### DATASET ENTRIES
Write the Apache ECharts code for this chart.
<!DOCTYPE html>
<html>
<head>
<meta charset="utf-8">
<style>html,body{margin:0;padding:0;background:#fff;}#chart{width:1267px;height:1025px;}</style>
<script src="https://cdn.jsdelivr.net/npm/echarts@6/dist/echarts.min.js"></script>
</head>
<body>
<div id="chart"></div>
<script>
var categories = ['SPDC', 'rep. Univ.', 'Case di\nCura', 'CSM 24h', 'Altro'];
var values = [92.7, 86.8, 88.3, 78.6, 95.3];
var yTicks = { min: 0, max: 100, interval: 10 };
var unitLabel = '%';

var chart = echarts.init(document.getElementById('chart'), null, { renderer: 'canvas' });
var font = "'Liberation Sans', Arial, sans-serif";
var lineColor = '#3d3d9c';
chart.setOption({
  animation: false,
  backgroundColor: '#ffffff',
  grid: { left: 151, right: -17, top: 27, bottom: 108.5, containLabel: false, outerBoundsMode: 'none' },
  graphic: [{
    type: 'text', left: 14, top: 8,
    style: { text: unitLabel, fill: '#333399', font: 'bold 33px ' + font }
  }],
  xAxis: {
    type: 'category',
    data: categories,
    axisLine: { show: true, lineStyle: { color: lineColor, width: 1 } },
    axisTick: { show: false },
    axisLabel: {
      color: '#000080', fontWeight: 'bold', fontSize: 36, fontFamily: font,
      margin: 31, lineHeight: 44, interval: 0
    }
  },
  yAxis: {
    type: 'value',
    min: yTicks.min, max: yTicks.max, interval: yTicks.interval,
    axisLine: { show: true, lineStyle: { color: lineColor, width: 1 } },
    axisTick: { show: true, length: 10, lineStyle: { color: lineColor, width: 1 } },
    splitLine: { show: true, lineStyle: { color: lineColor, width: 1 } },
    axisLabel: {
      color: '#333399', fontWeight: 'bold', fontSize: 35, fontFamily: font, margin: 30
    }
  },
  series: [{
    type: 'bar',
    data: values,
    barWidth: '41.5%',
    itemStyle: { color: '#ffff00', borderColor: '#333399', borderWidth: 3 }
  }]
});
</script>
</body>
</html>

* * *

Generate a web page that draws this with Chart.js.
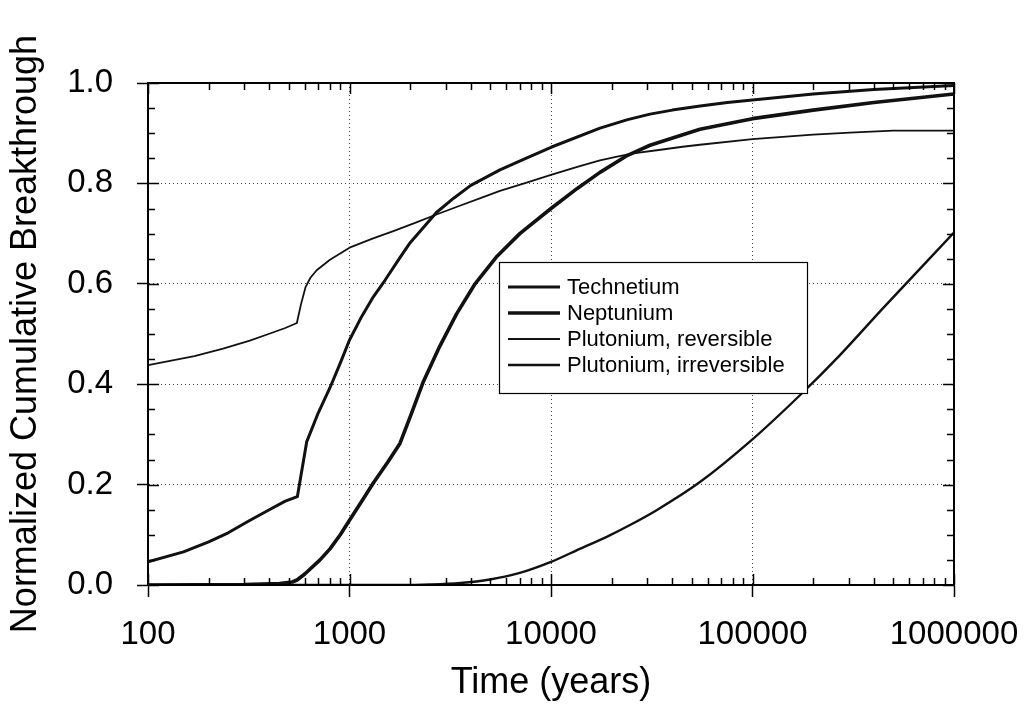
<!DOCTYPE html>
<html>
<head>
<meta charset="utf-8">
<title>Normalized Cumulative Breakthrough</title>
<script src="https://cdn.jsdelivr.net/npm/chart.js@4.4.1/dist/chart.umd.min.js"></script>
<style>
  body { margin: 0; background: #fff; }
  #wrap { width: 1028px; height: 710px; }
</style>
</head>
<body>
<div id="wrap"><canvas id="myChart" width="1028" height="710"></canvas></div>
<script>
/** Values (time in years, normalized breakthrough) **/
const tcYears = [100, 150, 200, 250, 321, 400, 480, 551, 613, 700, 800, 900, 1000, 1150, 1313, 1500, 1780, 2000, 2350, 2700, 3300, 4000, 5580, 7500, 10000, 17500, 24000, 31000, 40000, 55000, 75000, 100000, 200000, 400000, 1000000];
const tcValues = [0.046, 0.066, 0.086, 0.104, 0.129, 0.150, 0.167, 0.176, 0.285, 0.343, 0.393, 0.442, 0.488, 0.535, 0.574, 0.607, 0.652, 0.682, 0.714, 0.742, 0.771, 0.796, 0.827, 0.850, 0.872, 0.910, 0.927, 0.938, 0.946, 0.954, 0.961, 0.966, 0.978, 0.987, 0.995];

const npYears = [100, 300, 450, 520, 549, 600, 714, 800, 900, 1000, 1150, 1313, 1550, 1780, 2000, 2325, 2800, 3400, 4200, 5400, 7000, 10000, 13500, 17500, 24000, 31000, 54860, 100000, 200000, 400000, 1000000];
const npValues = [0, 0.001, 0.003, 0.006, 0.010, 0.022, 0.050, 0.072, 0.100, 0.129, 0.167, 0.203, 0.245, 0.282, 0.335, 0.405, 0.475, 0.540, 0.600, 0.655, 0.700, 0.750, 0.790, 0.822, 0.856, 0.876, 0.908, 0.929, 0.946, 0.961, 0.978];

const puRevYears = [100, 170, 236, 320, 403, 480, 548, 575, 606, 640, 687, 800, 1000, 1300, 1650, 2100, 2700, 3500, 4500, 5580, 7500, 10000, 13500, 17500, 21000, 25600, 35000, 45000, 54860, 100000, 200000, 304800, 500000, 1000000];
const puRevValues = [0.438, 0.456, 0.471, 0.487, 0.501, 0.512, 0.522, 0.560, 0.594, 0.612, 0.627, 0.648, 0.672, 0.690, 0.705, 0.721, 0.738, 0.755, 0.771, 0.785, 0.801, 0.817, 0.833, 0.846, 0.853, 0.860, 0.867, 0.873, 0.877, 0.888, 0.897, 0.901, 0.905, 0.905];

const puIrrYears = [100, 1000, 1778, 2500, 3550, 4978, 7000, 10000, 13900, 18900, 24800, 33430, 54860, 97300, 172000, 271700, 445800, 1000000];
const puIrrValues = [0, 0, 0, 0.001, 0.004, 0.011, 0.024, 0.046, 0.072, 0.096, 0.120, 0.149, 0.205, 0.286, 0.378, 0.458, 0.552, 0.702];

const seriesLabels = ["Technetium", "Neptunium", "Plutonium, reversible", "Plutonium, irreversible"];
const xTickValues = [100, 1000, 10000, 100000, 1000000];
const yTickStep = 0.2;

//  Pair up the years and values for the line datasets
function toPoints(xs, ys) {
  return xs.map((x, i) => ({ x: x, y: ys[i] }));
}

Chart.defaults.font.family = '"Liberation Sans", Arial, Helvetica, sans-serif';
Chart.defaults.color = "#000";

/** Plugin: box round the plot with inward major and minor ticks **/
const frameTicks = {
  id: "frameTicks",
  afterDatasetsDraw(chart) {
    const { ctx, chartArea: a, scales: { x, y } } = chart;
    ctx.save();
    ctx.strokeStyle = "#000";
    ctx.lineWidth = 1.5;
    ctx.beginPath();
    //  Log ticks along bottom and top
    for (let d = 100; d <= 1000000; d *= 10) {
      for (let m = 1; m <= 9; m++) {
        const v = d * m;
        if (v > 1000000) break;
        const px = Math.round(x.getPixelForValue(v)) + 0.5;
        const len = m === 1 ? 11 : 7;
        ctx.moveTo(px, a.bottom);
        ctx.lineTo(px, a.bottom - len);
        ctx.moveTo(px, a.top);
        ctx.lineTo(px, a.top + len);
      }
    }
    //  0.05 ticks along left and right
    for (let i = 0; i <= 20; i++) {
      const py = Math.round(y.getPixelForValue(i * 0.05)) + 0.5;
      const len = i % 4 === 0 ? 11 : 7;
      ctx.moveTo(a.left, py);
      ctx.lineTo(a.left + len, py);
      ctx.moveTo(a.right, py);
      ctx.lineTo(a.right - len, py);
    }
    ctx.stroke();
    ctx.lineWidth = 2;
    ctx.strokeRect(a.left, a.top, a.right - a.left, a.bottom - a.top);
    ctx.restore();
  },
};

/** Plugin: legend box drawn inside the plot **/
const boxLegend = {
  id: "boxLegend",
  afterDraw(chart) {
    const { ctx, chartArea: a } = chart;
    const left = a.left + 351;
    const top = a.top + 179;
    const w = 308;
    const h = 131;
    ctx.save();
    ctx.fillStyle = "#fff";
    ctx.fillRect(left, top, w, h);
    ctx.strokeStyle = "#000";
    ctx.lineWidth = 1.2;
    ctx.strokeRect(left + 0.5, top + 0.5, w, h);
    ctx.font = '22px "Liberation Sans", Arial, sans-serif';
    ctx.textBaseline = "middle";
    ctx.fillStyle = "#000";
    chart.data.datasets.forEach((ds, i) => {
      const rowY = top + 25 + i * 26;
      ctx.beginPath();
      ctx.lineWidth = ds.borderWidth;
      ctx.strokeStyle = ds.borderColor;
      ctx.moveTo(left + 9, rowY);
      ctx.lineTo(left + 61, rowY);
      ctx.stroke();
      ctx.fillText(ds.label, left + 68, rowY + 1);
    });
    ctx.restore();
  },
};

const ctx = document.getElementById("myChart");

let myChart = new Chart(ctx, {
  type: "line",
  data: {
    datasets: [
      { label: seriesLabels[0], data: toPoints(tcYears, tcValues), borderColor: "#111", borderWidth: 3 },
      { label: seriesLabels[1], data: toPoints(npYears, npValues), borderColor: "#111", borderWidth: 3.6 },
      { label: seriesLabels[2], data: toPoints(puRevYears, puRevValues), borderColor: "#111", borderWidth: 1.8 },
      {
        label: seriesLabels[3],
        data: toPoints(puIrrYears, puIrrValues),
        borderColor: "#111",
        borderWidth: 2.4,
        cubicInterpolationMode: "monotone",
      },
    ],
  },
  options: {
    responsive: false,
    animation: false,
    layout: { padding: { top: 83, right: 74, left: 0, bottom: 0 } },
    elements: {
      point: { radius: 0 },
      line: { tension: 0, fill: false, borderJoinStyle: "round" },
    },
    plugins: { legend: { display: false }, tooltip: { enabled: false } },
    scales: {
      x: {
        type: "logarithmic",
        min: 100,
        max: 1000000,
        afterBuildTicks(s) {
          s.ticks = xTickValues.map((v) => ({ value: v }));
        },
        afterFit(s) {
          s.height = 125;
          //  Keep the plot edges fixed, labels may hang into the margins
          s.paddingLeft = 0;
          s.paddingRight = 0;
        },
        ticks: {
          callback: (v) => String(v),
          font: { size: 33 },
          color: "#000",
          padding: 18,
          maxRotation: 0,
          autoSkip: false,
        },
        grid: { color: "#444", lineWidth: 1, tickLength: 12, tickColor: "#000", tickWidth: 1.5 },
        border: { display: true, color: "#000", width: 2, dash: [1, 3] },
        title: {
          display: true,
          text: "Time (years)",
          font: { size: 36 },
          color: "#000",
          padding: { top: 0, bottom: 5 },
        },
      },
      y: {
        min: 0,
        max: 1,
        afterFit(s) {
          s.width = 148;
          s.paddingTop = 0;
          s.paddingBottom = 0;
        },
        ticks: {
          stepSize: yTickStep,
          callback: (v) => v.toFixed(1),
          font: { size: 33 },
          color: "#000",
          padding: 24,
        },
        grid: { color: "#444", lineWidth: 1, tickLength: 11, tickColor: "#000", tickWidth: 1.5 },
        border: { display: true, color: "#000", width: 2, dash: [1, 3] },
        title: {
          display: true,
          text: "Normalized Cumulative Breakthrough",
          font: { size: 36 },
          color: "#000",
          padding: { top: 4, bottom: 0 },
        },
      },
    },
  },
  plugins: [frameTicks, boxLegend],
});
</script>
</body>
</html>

### WORK INSTRUCTIONS
Look for "this" and pull out every line that has it.

### EXERCISE ANSWER
Write the Apache ECharts code for this chart.
Generate a web page that draws this with Chart.js.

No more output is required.